### REQUIREMENT
Among the entries that follow, locate the line with "Recreate this image" and the line with "import matplotlib.pyplot as plt". Output those lines and all lines in between, exactly, minus the pictures.
— BEGIN —
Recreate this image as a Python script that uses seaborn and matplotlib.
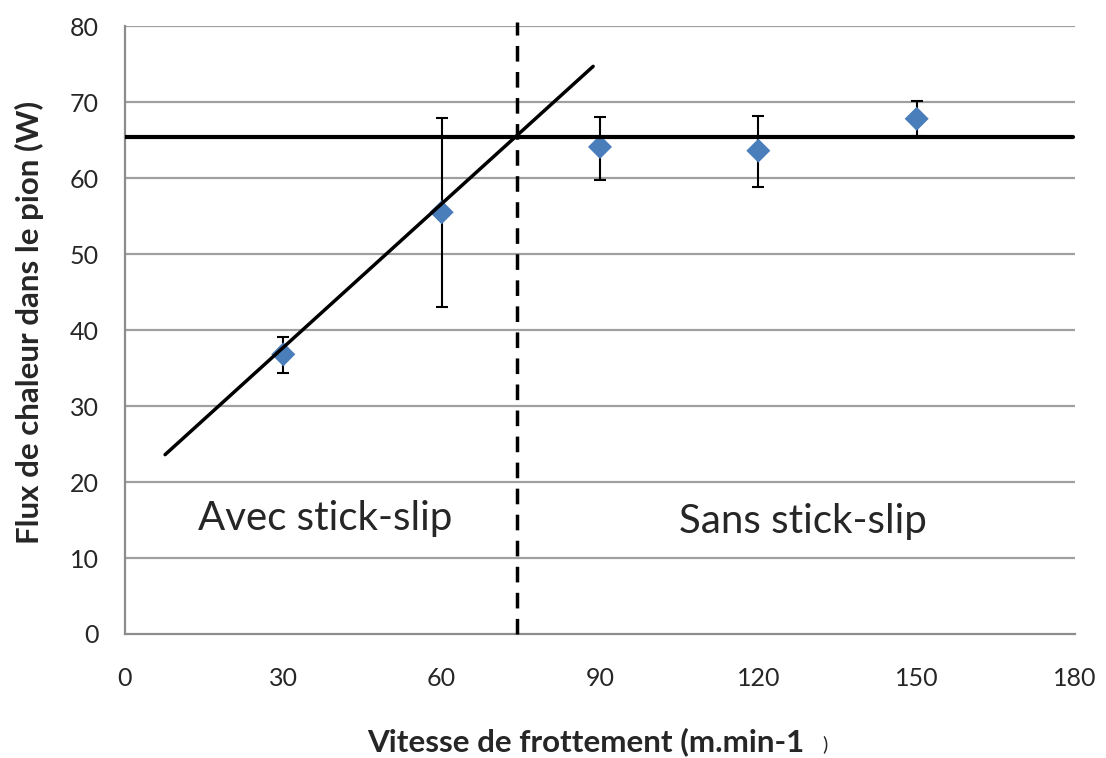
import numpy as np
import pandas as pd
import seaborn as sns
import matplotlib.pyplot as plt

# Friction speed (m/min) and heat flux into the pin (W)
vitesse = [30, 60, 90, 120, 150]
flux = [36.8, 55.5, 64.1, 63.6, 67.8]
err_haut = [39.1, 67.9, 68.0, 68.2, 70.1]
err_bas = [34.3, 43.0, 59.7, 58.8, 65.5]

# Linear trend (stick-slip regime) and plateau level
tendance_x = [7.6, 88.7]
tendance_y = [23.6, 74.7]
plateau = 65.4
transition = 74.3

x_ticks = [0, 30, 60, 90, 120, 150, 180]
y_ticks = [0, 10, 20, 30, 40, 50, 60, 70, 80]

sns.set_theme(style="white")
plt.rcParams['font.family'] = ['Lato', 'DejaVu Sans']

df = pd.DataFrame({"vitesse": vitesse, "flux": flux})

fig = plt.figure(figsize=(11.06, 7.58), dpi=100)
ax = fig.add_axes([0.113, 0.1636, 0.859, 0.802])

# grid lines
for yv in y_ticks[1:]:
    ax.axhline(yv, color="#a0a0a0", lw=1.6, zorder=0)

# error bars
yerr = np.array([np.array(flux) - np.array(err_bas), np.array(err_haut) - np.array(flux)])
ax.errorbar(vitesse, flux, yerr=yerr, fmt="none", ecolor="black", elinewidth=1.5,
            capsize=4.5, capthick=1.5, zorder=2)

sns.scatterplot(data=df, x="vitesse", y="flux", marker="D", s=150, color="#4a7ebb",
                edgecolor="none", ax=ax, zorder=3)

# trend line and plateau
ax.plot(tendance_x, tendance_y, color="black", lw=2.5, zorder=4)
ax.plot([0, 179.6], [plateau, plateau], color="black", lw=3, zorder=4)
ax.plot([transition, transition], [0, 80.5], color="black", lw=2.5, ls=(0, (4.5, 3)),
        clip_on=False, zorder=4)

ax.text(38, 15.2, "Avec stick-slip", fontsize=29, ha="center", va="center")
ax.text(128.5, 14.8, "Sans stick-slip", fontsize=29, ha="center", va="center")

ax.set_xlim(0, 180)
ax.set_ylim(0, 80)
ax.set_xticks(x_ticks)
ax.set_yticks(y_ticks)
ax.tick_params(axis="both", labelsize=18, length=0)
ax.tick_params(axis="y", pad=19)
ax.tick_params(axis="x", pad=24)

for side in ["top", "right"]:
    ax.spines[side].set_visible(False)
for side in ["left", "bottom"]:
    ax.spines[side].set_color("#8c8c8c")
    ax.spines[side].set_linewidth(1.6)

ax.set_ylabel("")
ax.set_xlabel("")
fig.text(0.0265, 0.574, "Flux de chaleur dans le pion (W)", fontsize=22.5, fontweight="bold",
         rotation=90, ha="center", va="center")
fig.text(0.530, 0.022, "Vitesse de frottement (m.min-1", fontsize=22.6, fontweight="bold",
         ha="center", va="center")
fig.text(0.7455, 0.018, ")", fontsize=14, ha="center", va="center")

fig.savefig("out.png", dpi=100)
— END —
— BEGIN —
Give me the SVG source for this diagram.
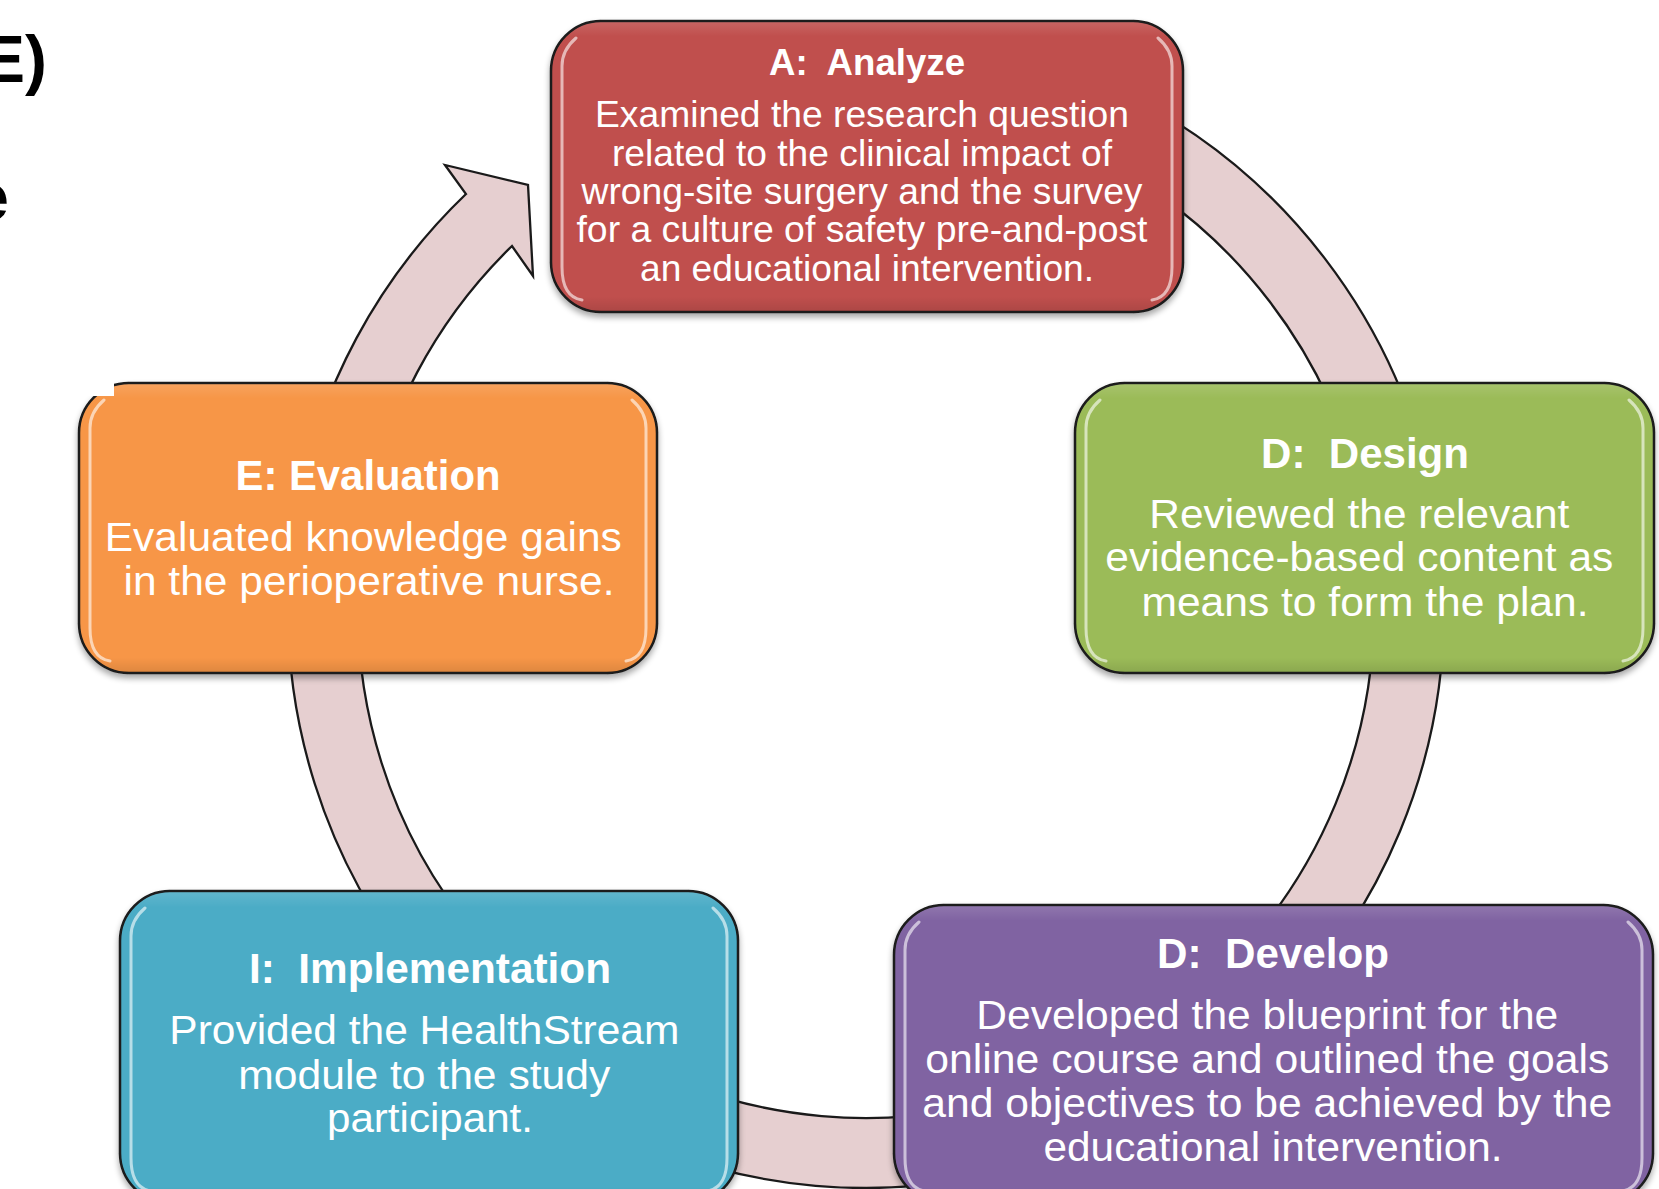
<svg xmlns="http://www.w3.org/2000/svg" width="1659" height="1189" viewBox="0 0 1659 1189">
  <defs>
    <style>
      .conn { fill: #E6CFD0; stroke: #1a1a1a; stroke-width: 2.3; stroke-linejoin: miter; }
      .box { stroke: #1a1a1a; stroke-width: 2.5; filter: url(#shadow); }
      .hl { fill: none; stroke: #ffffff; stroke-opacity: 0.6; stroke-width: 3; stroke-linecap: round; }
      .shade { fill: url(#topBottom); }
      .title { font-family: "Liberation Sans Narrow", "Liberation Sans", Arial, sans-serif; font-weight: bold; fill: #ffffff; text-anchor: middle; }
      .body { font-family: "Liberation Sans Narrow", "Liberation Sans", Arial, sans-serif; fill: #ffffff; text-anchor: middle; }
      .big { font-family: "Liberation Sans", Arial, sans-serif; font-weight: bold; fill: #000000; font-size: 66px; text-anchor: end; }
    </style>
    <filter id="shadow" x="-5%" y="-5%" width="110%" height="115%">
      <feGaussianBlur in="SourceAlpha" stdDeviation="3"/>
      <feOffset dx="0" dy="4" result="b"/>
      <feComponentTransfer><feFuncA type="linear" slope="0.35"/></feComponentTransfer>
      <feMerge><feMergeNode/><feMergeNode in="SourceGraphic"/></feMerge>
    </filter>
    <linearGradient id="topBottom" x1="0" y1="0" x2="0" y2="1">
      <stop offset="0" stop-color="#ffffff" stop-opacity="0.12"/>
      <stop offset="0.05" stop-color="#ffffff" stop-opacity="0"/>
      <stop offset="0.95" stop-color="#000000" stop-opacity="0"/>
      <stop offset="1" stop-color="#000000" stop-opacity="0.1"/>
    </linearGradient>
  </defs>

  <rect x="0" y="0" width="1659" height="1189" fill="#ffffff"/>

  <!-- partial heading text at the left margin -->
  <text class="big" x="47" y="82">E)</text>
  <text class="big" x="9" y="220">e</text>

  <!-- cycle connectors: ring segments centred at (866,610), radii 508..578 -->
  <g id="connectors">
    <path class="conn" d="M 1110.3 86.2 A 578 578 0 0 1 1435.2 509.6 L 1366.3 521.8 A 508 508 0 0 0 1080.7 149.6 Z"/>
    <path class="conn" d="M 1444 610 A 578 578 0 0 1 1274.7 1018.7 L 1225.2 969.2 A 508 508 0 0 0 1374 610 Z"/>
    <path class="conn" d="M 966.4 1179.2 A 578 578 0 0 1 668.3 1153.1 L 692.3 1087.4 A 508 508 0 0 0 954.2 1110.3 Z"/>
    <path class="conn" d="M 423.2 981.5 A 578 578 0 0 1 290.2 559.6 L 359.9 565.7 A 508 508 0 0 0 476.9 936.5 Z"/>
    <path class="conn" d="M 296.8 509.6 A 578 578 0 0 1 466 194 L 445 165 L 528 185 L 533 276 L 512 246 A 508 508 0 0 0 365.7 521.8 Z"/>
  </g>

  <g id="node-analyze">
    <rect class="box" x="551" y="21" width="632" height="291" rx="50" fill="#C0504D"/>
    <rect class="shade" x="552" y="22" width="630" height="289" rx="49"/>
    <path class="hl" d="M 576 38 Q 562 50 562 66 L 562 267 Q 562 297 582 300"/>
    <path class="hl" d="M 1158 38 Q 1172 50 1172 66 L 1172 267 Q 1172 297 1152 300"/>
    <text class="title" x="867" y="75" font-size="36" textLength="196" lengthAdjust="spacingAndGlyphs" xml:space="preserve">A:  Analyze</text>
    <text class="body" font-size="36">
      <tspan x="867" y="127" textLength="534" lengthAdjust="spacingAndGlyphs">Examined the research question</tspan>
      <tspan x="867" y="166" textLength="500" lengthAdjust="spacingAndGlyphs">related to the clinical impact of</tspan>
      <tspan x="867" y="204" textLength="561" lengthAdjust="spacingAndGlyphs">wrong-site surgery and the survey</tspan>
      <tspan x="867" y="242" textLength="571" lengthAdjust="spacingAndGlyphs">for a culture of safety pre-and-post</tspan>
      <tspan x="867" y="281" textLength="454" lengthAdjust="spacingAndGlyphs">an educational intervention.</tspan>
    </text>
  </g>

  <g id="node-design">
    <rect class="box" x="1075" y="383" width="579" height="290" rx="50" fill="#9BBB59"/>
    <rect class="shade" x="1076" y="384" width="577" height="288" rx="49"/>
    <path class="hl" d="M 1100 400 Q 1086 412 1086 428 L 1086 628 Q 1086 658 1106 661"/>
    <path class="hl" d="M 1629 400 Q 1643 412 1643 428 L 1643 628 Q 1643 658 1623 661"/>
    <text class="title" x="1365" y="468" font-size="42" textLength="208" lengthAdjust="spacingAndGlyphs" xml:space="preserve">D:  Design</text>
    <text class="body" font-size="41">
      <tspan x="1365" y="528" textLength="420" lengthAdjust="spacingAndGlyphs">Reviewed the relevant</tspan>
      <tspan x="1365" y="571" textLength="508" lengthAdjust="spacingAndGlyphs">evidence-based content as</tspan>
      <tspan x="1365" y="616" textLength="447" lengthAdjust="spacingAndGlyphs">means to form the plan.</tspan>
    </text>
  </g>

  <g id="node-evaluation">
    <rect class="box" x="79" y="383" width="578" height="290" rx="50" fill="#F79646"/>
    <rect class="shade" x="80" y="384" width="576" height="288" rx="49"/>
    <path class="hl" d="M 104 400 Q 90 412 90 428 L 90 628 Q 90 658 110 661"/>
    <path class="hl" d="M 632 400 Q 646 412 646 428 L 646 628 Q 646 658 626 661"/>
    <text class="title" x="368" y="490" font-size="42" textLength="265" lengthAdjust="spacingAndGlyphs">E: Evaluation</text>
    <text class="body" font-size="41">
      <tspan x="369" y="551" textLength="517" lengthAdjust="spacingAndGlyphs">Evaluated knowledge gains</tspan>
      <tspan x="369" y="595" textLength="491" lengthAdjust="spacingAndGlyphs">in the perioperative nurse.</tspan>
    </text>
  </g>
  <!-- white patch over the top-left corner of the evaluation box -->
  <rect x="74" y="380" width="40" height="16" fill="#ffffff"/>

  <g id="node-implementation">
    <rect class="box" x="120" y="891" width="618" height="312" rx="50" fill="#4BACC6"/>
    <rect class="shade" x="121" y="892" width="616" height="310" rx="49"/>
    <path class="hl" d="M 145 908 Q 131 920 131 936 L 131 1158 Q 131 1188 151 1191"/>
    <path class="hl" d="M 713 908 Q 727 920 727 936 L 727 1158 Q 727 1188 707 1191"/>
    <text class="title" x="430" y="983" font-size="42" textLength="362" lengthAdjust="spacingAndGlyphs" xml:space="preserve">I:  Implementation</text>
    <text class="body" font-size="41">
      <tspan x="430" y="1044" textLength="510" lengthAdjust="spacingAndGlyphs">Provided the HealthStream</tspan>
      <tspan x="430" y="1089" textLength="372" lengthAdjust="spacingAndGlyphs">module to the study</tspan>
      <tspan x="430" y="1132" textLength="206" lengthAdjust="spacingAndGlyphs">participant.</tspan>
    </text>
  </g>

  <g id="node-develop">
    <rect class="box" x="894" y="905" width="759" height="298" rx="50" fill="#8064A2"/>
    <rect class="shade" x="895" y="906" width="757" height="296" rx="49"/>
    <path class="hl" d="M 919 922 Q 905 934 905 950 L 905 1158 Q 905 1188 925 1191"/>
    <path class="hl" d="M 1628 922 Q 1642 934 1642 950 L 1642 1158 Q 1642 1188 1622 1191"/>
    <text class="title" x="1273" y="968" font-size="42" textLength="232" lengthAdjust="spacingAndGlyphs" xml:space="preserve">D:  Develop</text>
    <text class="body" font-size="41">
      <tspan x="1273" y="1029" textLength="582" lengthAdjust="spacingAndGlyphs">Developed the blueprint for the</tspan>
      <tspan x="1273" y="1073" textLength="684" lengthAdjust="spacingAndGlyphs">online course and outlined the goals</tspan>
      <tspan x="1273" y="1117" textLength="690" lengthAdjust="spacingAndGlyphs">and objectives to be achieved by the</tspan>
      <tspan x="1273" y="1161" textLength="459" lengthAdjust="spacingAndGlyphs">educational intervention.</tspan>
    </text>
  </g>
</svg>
— END —
### THE RESPONSE
Recreate this image as a Python script that uses seaborn and matplotlib.
import numpy as np
import pandas as pd
import seaborn as sns
import matplotlib.pyplot as plt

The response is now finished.